▸ REQUIRED WORK: Print exactly the lines that run from the line containing "Rebuild this chart" to the line containing "const gw = (v: number, sign", both included, and nothing else; pictures stay out.

▸ INPUT FOR THIS TASK:
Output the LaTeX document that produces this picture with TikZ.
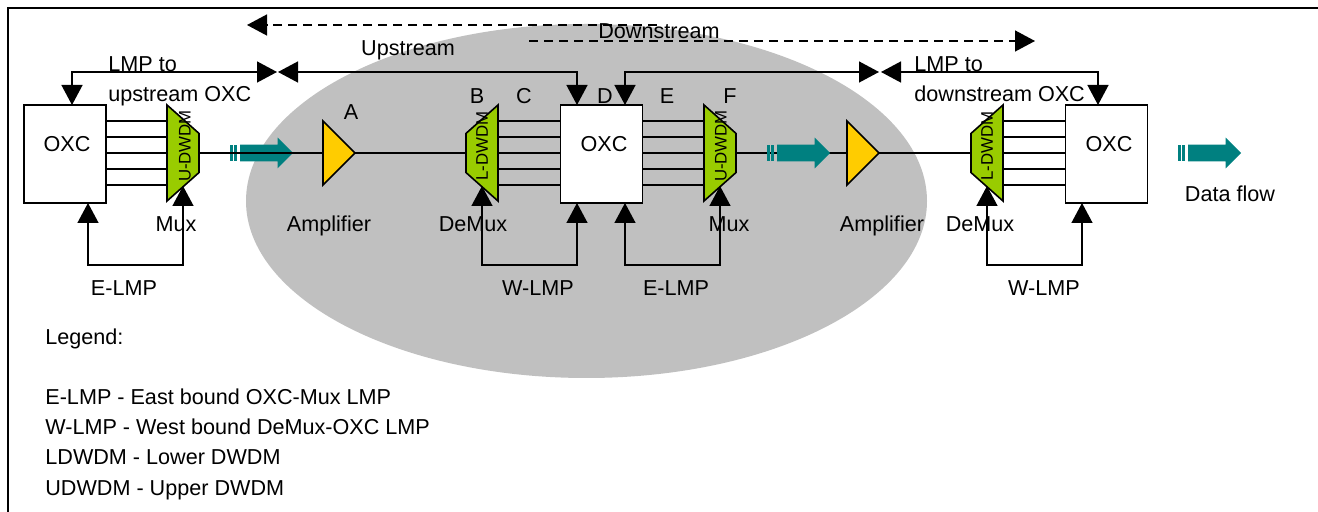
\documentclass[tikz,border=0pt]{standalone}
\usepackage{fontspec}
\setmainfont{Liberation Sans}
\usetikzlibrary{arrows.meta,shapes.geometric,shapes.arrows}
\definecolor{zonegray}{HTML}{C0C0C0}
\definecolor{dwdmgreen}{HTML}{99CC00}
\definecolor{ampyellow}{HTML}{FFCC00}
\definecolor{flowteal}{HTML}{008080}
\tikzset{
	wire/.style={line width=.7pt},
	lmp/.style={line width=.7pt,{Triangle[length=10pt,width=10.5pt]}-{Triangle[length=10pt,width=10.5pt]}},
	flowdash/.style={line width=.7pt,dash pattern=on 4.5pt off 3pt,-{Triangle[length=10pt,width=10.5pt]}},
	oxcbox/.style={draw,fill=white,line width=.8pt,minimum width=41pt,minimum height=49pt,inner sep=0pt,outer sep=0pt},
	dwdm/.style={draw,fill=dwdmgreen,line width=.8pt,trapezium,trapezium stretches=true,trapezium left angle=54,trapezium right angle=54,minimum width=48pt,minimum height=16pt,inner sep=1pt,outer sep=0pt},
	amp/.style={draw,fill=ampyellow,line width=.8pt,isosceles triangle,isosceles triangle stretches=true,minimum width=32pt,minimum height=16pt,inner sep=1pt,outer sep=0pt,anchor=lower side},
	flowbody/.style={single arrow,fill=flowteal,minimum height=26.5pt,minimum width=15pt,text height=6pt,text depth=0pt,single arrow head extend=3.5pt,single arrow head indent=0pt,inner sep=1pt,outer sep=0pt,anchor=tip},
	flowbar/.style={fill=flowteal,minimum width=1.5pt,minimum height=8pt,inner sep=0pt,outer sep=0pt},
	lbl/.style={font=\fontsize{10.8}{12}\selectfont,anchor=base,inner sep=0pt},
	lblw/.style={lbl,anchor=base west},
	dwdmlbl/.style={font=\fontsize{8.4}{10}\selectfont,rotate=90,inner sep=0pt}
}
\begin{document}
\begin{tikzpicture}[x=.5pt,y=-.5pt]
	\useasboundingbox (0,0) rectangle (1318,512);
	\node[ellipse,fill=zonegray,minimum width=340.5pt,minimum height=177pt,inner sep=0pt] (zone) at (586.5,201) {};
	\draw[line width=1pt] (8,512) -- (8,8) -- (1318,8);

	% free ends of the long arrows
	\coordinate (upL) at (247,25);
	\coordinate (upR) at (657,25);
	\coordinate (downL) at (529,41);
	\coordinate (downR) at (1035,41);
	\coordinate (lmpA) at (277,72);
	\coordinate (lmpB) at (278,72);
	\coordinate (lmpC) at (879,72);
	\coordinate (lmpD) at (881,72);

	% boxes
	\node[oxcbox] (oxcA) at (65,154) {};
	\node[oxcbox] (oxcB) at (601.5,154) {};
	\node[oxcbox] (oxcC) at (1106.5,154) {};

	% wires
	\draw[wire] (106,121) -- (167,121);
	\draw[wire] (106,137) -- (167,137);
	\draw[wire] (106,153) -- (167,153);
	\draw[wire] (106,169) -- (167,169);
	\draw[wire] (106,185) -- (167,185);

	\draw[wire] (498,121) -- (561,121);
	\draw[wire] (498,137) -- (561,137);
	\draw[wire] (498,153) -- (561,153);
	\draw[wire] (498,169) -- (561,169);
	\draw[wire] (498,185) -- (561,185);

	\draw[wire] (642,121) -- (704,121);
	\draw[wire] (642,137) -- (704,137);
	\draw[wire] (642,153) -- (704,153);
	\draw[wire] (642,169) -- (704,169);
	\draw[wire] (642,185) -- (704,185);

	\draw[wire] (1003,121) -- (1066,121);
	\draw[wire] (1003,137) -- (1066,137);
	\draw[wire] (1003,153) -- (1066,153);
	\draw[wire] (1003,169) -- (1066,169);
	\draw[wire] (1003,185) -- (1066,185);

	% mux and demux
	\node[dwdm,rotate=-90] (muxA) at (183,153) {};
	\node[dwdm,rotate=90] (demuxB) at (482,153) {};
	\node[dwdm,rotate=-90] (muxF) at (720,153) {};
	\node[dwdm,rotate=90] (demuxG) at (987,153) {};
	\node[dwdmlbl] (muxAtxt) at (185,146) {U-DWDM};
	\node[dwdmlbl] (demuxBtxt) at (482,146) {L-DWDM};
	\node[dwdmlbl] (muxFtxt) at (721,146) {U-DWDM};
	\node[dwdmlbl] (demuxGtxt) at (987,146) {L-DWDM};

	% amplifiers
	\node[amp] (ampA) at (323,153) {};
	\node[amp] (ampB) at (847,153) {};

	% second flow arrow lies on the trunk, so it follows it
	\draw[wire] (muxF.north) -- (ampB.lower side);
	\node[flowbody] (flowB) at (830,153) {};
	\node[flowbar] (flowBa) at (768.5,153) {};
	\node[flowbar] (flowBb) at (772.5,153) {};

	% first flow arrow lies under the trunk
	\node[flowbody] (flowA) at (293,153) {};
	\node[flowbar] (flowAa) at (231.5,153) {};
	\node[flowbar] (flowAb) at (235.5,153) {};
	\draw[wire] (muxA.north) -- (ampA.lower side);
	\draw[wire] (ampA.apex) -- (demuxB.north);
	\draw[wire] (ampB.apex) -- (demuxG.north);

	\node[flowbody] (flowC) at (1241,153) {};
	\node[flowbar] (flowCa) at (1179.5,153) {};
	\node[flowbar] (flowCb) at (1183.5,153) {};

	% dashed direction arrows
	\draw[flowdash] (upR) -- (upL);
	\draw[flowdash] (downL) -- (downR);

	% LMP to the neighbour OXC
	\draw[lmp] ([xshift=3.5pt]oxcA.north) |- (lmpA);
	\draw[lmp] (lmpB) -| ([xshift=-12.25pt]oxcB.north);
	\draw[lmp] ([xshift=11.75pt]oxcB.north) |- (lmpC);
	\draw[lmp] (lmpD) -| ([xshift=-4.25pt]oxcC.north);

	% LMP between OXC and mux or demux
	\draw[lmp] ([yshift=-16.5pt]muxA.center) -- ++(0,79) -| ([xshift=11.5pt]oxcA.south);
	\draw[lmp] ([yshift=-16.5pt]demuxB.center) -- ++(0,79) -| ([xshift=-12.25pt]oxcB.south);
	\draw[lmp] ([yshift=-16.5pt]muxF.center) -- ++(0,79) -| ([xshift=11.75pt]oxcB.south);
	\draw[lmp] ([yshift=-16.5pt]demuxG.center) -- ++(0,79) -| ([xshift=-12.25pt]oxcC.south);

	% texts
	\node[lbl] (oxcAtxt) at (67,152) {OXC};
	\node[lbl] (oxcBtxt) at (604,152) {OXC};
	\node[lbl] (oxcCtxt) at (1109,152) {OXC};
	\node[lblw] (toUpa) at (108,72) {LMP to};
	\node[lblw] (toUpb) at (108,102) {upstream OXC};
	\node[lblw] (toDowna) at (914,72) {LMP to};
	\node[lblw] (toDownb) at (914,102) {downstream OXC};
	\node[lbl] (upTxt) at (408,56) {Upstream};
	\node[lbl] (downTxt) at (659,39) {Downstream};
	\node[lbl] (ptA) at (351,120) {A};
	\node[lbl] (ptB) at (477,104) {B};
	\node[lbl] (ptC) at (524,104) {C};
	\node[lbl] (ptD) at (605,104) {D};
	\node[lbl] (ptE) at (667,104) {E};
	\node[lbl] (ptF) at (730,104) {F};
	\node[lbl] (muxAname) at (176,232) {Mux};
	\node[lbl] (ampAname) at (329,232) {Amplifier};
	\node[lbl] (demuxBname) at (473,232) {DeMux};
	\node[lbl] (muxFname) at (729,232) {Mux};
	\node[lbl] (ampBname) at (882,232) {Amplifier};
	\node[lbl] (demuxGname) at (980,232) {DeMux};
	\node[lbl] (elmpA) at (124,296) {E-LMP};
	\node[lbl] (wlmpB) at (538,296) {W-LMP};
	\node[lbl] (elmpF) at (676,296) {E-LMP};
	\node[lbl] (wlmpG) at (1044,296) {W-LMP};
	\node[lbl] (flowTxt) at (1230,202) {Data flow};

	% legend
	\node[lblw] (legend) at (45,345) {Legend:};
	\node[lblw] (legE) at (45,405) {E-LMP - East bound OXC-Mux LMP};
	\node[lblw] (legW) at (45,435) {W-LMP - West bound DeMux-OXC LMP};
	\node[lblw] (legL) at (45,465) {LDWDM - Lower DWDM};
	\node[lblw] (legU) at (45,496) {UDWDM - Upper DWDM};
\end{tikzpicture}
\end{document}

* * *

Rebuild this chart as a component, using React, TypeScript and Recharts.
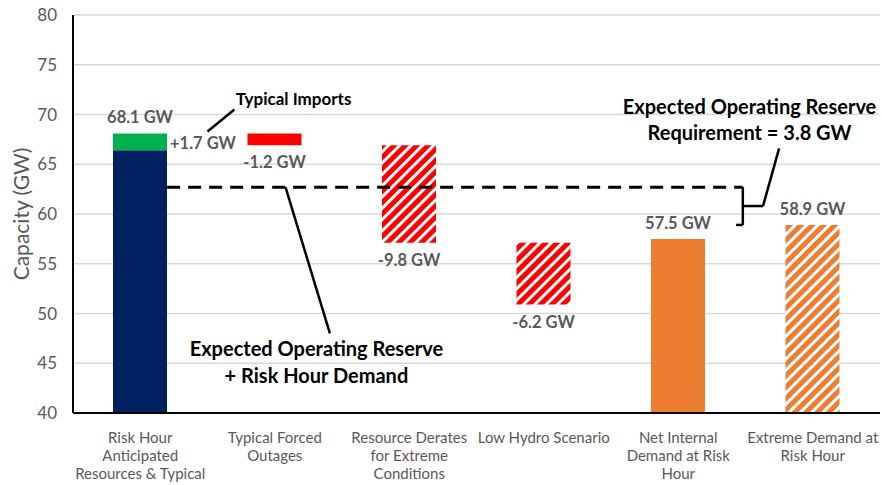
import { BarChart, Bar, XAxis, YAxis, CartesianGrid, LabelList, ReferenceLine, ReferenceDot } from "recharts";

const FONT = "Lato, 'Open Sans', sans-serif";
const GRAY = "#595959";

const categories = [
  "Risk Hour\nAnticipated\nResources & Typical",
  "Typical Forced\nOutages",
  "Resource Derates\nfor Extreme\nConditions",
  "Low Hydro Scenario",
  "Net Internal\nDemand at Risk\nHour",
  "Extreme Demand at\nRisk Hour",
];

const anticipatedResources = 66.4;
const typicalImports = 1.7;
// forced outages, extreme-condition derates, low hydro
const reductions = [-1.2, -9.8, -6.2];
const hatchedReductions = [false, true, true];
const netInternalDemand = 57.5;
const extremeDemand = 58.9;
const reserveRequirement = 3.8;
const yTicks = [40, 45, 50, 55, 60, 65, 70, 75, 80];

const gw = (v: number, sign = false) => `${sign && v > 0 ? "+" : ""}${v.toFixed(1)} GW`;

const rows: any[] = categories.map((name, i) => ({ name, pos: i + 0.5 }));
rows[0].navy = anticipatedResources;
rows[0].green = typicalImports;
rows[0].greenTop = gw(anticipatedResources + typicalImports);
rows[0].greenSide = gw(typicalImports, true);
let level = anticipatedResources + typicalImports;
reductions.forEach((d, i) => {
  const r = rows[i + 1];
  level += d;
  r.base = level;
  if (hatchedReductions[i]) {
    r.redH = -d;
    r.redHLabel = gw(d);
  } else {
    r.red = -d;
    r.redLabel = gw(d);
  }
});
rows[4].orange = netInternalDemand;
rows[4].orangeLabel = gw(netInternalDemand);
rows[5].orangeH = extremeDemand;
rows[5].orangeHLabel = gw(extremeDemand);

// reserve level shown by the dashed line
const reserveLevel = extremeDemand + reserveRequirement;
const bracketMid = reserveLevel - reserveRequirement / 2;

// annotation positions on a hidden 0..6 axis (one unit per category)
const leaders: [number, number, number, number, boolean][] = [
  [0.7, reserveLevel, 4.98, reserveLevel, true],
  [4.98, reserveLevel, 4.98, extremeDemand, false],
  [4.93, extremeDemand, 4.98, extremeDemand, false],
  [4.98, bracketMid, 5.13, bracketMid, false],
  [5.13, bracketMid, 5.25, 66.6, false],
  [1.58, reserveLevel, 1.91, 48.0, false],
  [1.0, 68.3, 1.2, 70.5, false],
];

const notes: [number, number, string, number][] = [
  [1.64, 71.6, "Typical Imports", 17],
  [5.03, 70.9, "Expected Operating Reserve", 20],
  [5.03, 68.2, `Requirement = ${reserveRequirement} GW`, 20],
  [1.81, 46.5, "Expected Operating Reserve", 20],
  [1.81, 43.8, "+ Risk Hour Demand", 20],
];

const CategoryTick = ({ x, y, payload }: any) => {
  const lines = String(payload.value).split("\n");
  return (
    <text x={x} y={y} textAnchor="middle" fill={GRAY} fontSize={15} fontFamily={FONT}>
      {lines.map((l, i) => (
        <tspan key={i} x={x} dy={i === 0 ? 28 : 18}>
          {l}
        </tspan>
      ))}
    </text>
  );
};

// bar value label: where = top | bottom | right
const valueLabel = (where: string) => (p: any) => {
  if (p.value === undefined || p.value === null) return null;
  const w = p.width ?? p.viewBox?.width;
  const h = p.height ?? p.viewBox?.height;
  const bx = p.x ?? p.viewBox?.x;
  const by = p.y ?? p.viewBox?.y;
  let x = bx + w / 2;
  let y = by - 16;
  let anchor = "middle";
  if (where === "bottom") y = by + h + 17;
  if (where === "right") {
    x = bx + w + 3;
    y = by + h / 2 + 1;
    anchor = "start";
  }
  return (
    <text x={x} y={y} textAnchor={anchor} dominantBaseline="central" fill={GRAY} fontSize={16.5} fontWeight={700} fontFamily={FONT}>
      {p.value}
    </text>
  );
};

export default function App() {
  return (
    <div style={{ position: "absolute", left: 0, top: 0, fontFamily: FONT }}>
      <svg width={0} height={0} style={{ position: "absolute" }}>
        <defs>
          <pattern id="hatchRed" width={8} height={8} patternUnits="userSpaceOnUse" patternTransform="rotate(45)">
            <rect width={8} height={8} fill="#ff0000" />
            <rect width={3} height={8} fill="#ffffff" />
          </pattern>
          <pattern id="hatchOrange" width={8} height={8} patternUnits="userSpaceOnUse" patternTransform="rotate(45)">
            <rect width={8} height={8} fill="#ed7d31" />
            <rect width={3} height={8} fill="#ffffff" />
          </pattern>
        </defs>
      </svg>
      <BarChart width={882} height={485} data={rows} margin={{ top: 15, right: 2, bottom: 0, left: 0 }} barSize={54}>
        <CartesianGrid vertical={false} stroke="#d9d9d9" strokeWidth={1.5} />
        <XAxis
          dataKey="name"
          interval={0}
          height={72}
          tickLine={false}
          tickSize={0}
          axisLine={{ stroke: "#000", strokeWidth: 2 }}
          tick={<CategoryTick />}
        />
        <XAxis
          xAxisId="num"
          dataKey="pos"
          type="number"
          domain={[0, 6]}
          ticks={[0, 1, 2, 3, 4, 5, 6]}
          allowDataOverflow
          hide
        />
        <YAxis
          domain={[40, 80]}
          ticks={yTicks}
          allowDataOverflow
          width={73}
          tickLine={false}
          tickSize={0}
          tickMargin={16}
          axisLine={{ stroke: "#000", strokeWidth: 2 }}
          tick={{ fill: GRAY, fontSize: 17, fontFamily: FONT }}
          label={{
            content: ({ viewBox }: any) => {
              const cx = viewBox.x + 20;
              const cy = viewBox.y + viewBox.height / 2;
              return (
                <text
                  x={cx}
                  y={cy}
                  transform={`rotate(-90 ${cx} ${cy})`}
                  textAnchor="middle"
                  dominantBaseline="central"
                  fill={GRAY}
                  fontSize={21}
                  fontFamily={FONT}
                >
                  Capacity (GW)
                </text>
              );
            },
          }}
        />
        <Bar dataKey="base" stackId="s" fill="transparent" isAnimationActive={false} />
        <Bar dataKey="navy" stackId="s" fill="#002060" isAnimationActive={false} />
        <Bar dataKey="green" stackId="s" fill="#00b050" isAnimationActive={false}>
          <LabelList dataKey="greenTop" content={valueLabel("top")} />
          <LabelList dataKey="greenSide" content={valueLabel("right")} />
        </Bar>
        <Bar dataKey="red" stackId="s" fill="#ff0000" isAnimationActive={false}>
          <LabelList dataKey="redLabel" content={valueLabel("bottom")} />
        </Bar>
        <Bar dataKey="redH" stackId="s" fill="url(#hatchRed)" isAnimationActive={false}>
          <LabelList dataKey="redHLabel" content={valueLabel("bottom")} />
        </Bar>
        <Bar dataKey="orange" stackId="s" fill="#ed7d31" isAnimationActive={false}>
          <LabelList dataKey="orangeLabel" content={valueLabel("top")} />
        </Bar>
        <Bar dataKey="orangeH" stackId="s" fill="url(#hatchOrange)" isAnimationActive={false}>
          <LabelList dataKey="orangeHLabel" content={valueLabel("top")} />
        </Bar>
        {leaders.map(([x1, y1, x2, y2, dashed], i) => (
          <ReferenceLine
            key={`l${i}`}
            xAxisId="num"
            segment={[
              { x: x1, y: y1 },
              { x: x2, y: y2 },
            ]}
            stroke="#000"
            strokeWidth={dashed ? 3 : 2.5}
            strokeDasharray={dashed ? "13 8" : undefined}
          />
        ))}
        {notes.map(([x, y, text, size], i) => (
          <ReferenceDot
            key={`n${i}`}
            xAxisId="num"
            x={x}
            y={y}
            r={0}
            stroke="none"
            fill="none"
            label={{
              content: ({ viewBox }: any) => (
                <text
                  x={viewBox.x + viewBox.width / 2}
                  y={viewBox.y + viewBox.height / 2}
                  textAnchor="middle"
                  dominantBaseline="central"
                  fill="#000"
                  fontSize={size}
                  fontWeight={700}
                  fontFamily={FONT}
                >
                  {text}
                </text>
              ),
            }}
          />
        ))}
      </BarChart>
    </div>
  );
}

▸ EXPECTED ANSWER:
Rebuild this chart as a component, using React, TypeScript and Recharts.
import { BarChart, Bar, XAxis, YAxis, CartesianGrid, LabelList, ReferenceLine, ReferenceDot } from "recharts";

const FONT = "Lato, 'Open Sans', sans-serif";
const GRAY = "#595959";

const categories = [
  "Risk Hour\nAnticipated\nResources & Typical",
  "Typical Forced\nOutages",
  "Resource Derates\nfor Extreme\nConditions",
  "Low Hydro Scenario",
  "Net Internal\nDemand at Risk\nHour",
  "Extreme Demand at\nRisk Hour",
];

const anticipatedResources = 66.4;
const typicalImports = 1.7;
// forced outages, extreme-condition derates, low hydro
const reductions = [-1.2, -9.8, -6.2];
const hatchedReductions = [false, true, true];
const netInternalDemand = 57.5;
const extremeDemand = 58.9;
const reserveRequirement = 3.8;
const yTicks = [40, 45, 50, 55, 60, 65, 70, 75, 80];

const gw = (v: number, sign = false) => `${sign && v > 0 ? "+" : ""}${v.toFixed(1)} GW`;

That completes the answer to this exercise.